Was this running the last patch I posted, or a vanilla kernel?

> BUG: soft lockup - CPU#0 stuck for 22s! [trinity-child1:7219]
....
> CPU: 0 PID: 7219 Comm: trinity-child1 Not tainted 3.10.0+ #38
.....
> RIP: 0010:[<ffffffff816ed037>] [<ffffffff816ed037>] _raw_spin_unlock_irqrestore+0x67/0x80
.....
> <IRQ>
>
> [<ffffffff812da4c1>] blk_end_bidi_request+0x51/0x60
> [<ffffffff812da4e0>] blk_end_request+0x10/0x20
> [<ffffffff8149ba13>] scsi_io_completion+0xf3/0x6e0
> [<ffffffff81491a60>] scsi_finish_command+0xb0/0x110
> [<ffffffff8149b81f>] scsi_softirq_done+0x12f/0x160
> [<ffffffff812e1e08>] blk_done_softirq+0x88/0xa0
> [<ffffffff8105424f>] __do_softirq+0xff/0x440
> [<ffffffff8105474d>] irq_exit+0xcd/0xe0
> [<ffffffff816f760b>] smp_apic_timer_interrupt+0x6b/0x9b
> [<ffffffff816f676f>] apic_timer_interrupt+0x6f/0x80
> <EOI>

That's doing IO completion processing in softirq time, and the lock
it just dropped was the q->queue_lock. But that lock is held over
end IO processing, so it is possible that the way the page writeback
transition handling of my POC patch caused this.

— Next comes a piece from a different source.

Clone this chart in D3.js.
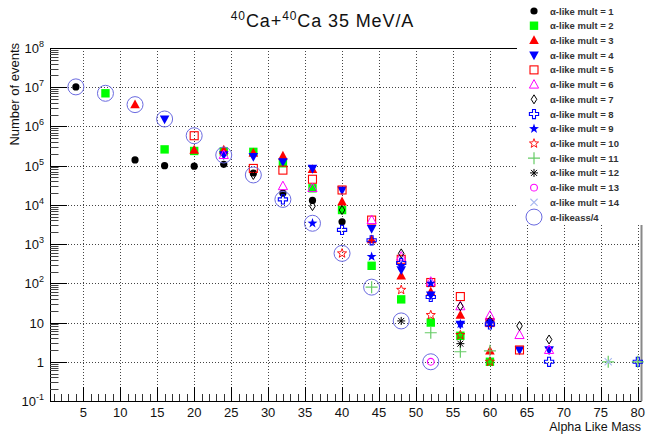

FWIW, I've attached a simple patch you might like to try to see if
it *minimises* the inode_sb_list_lock contention problems. All it
does is try to prevent concurrent entry in wait_sb_inodes() for a
given superblock and hence only have one walker on the contending
filesystem at a time. Replace the previous one I sent with it. If
that doesn't work, I have another simple patch that makes the
inode_sb_list_lock per-sb to take this isolation even further....

Cheers,

Dave.
--
Dave Chinner
david@xxxxxxxxxxxxx

sync: serialise per-superblock sync operations

From: Dave Chinner <dchinner@xxxxxxxxxx>

When competing sync(2) calls walk the same filesystem, they need to
walk the list of inodes on the superblock to find all the inodes
that we need to wait for IO completion on. However, when multiple
wait_sb_inodes() calls do this at the same time, they contend on the
the inode_sb_list_lock and the contention causes system wide
slowdowns. In effect, concurrent sync(2) calls the take longer and
burn more CPU than if they were serialised.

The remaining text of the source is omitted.